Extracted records
+++
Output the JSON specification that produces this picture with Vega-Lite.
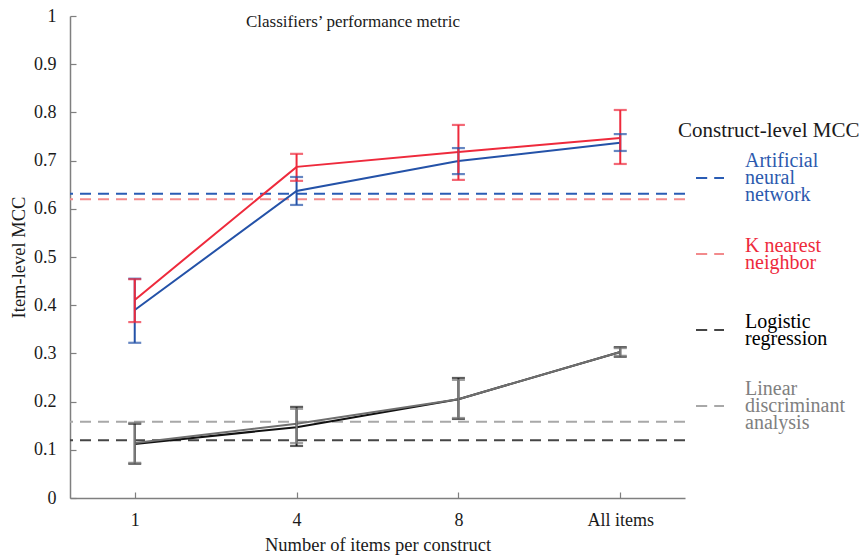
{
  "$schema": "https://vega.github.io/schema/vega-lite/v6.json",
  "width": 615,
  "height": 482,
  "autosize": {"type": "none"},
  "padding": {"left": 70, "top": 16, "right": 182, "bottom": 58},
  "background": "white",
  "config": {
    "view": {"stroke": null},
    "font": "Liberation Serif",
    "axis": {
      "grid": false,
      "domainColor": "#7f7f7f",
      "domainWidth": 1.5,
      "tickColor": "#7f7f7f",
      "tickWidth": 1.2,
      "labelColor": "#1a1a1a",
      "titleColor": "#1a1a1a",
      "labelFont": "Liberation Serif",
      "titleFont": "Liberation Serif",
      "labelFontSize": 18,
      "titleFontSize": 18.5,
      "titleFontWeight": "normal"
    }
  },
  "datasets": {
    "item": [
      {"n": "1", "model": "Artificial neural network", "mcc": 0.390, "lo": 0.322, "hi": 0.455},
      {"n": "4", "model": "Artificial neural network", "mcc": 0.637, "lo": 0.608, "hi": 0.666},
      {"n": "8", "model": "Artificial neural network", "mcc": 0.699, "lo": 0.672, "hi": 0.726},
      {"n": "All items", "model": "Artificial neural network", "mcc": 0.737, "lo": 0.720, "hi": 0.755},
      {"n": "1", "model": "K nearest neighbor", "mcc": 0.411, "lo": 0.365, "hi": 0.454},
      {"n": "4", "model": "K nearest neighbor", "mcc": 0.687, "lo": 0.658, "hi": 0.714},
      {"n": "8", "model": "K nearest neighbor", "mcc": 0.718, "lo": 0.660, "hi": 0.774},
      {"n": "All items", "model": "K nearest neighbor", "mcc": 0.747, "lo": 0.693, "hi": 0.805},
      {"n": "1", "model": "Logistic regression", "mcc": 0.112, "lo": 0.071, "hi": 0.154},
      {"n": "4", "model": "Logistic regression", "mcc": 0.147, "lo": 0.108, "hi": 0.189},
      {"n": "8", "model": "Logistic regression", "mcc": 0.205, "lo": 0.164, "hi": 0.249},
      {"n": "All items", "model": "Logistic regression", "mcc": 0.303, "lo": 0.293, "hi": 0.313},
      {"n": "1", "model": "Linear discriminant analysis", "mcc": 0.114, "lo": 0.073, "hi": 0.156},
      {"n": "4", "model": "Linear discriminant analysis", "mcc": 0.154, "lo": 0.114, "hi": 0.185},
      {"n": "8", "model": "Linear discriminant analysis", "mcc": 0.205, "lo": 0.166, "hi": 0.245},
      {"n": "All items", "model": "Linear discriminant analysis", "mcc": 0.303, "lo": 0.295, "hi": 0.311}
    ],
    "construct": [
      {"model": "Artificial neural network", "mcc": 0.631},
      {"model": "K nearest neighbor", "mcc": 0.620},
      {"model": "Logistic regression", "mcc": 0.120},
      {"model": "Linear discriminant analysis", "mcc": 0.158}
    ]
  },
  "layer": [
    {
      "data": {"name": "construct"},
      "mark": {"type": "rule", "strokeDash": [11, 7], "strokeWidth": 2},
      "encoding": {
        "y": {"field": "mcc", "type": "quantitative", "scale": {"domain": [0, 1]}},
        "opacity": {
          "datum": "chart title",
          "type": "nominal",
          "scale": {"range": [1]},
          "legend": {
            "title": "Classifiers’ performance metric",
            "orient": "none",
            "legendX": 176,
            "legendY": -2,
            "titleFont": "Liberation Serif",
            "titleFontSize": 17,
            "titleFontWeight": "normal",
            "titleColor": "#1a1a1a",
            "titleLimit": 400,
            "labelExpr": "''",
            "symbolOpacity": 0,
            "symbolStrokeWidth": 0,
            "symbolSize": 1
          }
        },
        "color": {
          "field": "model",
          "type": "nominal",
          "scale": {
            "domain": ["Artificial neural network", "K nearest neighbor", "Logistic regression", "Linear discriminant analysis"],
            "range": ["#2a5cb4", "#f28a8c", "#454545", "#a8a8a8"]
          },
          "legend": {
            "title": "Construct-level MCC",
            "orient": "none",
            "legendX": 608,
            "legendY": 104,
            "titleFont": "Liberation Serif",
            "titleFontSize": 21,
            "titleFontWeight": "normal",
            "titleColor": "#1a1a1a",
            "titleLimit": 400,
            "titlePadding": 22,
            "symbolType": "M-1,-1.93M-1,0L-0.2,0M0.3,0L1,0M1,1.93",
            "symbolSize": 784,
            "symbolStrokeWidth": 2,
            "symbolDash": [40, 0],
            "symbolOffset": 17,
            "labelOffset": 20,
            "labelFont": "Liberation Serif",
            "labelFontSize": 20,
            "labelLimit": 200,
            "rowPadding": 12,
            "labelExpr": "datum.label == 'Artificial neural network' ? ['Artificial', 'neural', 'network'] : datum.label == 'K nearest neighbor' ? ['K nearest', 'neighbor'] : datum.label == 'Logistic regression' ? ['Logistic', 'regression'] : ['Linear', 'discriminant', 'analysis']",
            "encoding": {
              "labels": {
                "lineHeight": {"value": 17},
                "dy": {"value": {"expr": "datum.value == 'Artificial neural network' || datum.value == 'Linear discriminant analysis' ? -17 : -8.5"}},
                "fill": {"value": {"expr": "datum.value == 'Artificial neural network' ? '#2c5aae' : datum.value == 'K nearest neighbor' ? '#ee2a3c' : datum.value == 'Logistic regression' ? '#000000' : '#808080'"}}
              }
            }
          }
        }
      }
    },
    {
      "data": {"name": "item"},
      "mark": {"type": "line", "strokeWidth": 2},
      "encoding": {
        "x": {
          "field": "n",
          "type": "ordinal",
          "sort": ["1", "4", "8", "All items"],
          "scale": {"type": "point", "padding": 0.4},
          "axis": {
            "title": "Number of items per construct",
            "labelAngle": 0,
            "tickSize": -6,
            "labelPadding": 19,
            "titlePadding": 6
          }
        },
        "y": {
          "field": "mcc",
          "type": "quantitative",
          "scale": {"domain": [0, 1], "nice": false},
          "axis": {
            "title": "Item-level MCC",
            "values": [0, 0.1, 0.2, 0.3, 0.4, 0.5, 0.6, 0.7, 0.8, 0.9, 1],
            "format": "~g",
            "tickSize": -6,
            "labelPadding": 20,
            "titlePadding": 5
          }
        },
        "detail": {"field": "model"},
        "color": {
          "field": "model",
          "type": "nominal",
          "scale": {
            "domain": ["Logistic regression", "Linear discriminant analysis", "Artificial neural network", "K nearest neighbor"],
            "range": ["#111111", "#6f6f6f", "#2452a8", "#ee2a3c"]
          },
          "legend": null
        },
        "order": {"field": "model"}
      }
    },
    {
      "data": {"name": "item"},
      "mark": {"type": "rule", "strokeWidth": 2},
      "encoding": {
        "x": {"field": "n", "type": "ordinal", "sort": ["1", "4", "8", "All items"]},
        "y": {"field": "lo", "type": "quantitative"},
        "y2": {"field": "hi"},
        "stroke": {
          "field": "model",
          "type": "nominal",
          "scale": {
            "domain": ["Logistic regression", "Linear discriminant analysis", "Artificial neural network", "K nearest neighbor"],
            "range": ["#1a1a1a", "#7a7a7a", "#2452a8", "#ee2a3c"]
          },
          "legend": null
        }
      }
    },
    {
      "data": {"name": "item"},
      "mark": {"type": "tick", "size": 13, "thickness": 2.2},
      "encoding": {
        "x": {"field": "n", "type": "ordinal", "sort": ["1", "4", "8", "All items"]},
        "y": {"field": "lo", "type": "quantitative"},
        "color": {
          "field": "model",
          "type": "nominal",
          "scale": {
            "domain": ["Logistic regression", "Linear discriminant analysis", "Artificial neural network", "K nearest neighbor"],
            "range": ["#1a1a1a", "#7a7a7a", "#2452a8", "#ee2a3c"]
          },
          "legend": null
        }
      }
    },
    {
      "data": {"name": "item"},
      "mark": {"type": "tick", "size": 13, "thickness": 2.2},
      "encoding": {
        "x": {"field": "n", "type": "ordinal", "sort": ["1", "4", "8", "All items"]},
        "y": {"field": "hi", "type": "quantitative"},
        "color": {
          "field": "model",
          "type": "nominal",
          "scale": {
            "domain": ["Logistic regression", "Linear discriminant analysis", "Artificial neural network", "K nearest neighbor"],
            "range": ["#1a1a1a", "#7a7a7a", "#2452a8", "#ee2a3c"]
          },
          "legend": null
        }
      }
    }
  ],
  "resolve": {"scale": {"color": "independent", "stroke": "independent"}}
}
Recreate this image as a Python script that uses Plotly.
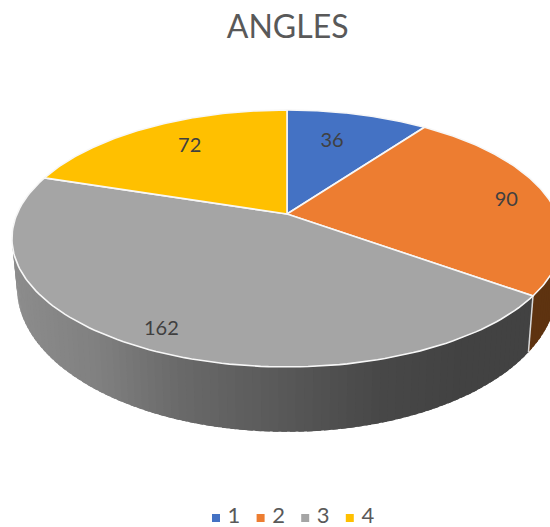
+++
§ What is being asked: Count every line in the data where the string "this" occurs. Give nothing except the number.

§ Output: 2